Pada empat bulan berikutnya, pengobatan TB dilanjutkan dengan pemberian dua macam obat.

“Kalau obatnya diminum hanya sebulan, apalagi diminum hanya dua minggu, maka bakteri TB akan resisten, kebal. Kalau resisten, maka pengobatannya susah,” sambung Syahril.

Berdasarkan informasi Organisasi Kesehatan Dunia (WHO), MDR-TB masih dapat diobati dan disembuhkan menggunakan obat lini kedua. Namun, pilihan pengobatan lini kedua membutuhkan berbagai macam obat yang mahal.
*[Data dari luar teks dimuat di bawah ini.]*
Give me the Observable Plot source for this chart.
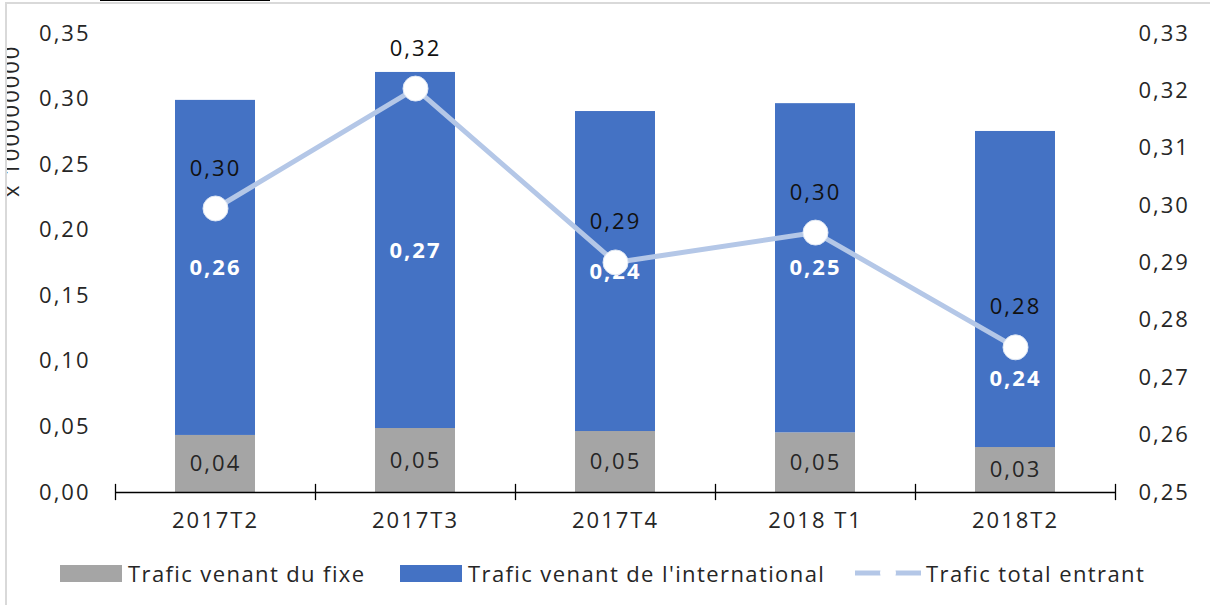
<!DOCTYPE html>
<html>
<head>
<meta charset="utf-8">
<script src="https://cdn.jsdelivr.net/npm/d3@7"></script>
<script src="https://cdn.jsdelivr.net/npm/@observablehq/plot@0.6"></script>
<style>
  html, body { margin: 0; padding: 0; background: #fff; }
  body { width: 1210px; height: 605px; position: relative; overflow: hidden; font-family: "Open Sans", "Noto Sans", sans-serif; color: #262626; }
  #chart { position: absolute; left: 0; top: 0; }
  .mask-left { position: absolute; left: 0; top: 0; width: 5px; height: 605px; background: #fff; }
  .frame-left { position: absolute; left: 5px; top: 2px; width: 2px; height: 603px; background: #d9d9d9; }
  .frame-top { position: absolute; left: 5px; top: 2px; width: 1205px; height: 2px; background: #d9d9d9; }
  .title-frag { position: absolute; left: 100px; top: 0; width: 170px; height: 1px; background: #000; }
  .legend { position: absolute; top: 559px; left: 0; width: 1210px; height: 28px; font-size: 22px; letter-spacing: 1.4px; }
  .item { position: absolute; top: 0; display: flex; align-items: center; height: 28px; white-space: nowrap; }
  .sw { width: 62px; height: 17px; margin-right: 6px; }
</style>
</head>
<body>
<div id="chart"></div>
<div class="mask-left"></div>
<div class="frame-left"></div>
<div class="frame-top"></div>
<div class="title-frag"></div>
<div class="legend" id="legend"></div>
<script>
// ---- data ----
const categories = ["2017T2", "2017T3", "2017T4", "2018 T1", "2018T2"];
const fixe = [0.0435, 0.0488, 0.0465, 0.0455, 0.0343];
const international = [0.2555, 0.2715, 0.2440, 0.2510, 0.2410];
const total = [0.2995, 0.3204, 0.2901, 0.2953, 0.2753];
const leftTicks = [0, 0.05, 0.10, 0.15, 0.20, 0.25, 0.30, 0.35];
const rightTicks = [0.25, 0.26, 0.27, 0.28, 0.29, 0.30, 0.31, 0.32, 0.33];
const seriesNames = ["Trafic venant du fixe", "Trafic venant de l'international", "Trafic total entrant"];
const axisTitle = "x 100000000";

// ---- helpers ----
const leftMax = 0.35, rMin = 0.25, rMax = 0.33;
const toLeft = v => (v - rMin) / (rMax - rMin) * leftMax;
const fromLeft = v => rMin + v / leftMax * (rMax - rMin);
const fmt = v => v.toFixed(2).replace(".", ",");

const rows = categories.map((c, i) => ({
  cat: c, i, fixe: fixe[i], intl: international[i], total: total[i]
}));
const boundaries = d3.range(categories.length + 1);
const last = categories.length - 1;

const blue = "#4472c4", gray = "#a5a5a5", lineCol = "#b4c7e7";

const chart = Plot.plot({
  width: 1210,
  height: 548,
  marginLeft: 115,
  marginRight: 95,
  marginTop: 33,
  marginBottom: 56,
  style: { fontFamily: "'Open Sans', 'Noto Sans', sans-serif", fontSize: "22px", letterSpacing: "2px", color: "#262626", background: "transparent", overflow: "visible" },
  x: { type: "linear", domain: [0, categories.length] },
  y: { domain: [0, leftMax] },
  marks: [
    Plot.rectY(rows, { x1: d => d.i + 0.3, x2: d => d.i + 0.7, y1: 0, y2: d => d.fixe, fill: gray }),
    Plot.rectY(rows, { x1: d => d.i + 0.3, x2: d => d.i + 0.7, y1: d => d.fixe, y2: d => d.fixe + d.intl, fill: blue }),
    Plot.ruleY([0], { x1: 0, x2: categories.length, stroke: "#000", strokeWidth: 1.3 }),
    Plot.ruleX(boundaries, { x: d => d, y1: -0.0062, y2: 0.0062, stroke: "#000", strokeWidth: 1.3 }),
    Plot.axisY(leftTicks, { anchor: "left", tickSize: 0, tickPadding: 25, tickFormat: fmt, fontSize: 22, label: null }),
    Plot.axisY(rightTicks.map(toLeft), { anchor: "right", tickSize: 0, tickPadding: 23, tickFormat: d => fmt(fromLeft(d)), fontSize: 22, label: null }),
    Plot.axisX(rows.map(d => d.i + 0.5), { anchor: "bottom", tickSize: 0, tickPadding: 20, tickFormat: (d, k) => categories[k], fontSize: 22, label: null }),
    Plot.text(rows, { x: d => d.i + 0.5, y: d => d.fixe / 2, text: d => fmt(d.fixe), fill: "#262626", fontSize: 22 }),
    Plot.text(rows.filter(d => d.i !== last), { x: d => d.i + 0.5, y: d => d.fixe + d.intl / 2, text: d => fmt(d.intl), fill: "#fff", fontWeight: "bold", fontSize: 22, letterSpacing: "1px" }),
    Plot.line(rows, { x: d => d.i + 0.5, y: d => toLeft(d.total), stroke: lineCol, strokeWidth: 5 }),
    Plot.dot(rows, { x: d => d.i + 0.5, y: d => toLeft(d.total), r: 12.5, fill: "#fff", stroke: "#dde6f4", strokeWidth: 1 }),
    // last international label moved below the marker, as in the reference
    Plot.text(rows.filter(d => d.i === last), { x: d => d.i + 0.5, y: d => toLeft(d.total), dy: 32, text: d => fmt(d.intl), fill: "#fff", fontWeight: "bold", fontSize: 22, letterSpacing: "1px" }),
    Plot.text(rows, { x: d => d.i + 0.5, y: d => toLeft(d.total), dy: -40, text: d => fmt(d.total), fill: "#111", fontSize: 22 })
  ]
});

// rotated axis title (partly clipped by the frame, as in the reference)
d3.select(chart).append("text")
  .attr("transform", "translate(19,197) rotate(-90)")
  .attr("text-anchor", "start")
  .attr("font-size", 22)
  .attr("fill", "#262626")
  .text(axisTitle);

document.getElementById("chart").appendChild(chart);

// legend
const legend = d3.select("#legend");
const it1 = legend.append("div").attr("class", "item").style("left", "60px");
it1.append("div").attr("class", "sw").style("background", gray);
it1.append("span").text(seriesNames[0]);
const it2 = legend.append("div").attr("class", "item").style("left", "400px");
it2.append("div").attr("class", "sw").style("background", blue);
it2.append("span").text(seriesNames[1]);
const it3 = legend.append("div").attr("class", "item").style("left", "855px");
const sv = it3.append("svg").attr("width", 66).attr("height", 20).style("margin-right", "5px");
sv.append("line").attr("x1", 0).attr("x2", 66).attr("y1", 10).attr("y2", 10).attr("stroke", lineCol).attr("stroke-width", 5);
sv.append("circle").attr("cx", 33).attr("cy", 10).attr("r", 8).attr("fill", "#fff");
it3.append("span").text(seriesNames[2]);
</script>
</body>
</html>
Dalam beberapa kasus, resistensi obat yang lebih luas dapat berkembang. Tuberkulosis, yang disebabkan oleh bakteri kebal obat TB lini kedua yang paling efektif, dapat menyebabkan pasien memiliki pilihan pengobatan yang sangat terbatas. MDR-TB ini masih menjadi krisis kesehatan masyarakat global.

 


Penggunaan Obat Perlu Berhati-Hati

 

Dalam mengonsumsi obat lain, Syahril juga mengingatkan masyarakat agar tetap berhati-hati. Seperti misalnya dalam konsumsi obat untuk penyakit yang disebabkan oleh virus, misalnya untuk batuk dan pilek.

“Hindari menggunakan obat yang tidak diresepkan atau direkomendasikan dokter, termasuk obat penurun panas, obat batuk pilek, dan lainnya. Kalau (demam) gejalanya ringan dapat diupayakan cara tradisional, contohnya dengan kompres, perbanyak minum air putih, makan yang cukup,” pesannya.

“Kalau (gejala) berlanjut, baru melihat apa yang direkomendasikan dokter. Sekali lagi, bukan hanya obat antibiotika, tapi seluruh obat, penggunaannya harus berhati-hati. Terlebih lagi, banyak yang ingin serba mudah, sakit kepala ingin minum obat, batuk pilek ingin minum obat.”

Pemahaman masyarakat tentang penggunaan obat antibiotika yang tepat menjadi kunci mengatasi resistensi obat pada bakteri sekaligus langkah penting mencegah dampak buruk bakteri kebal.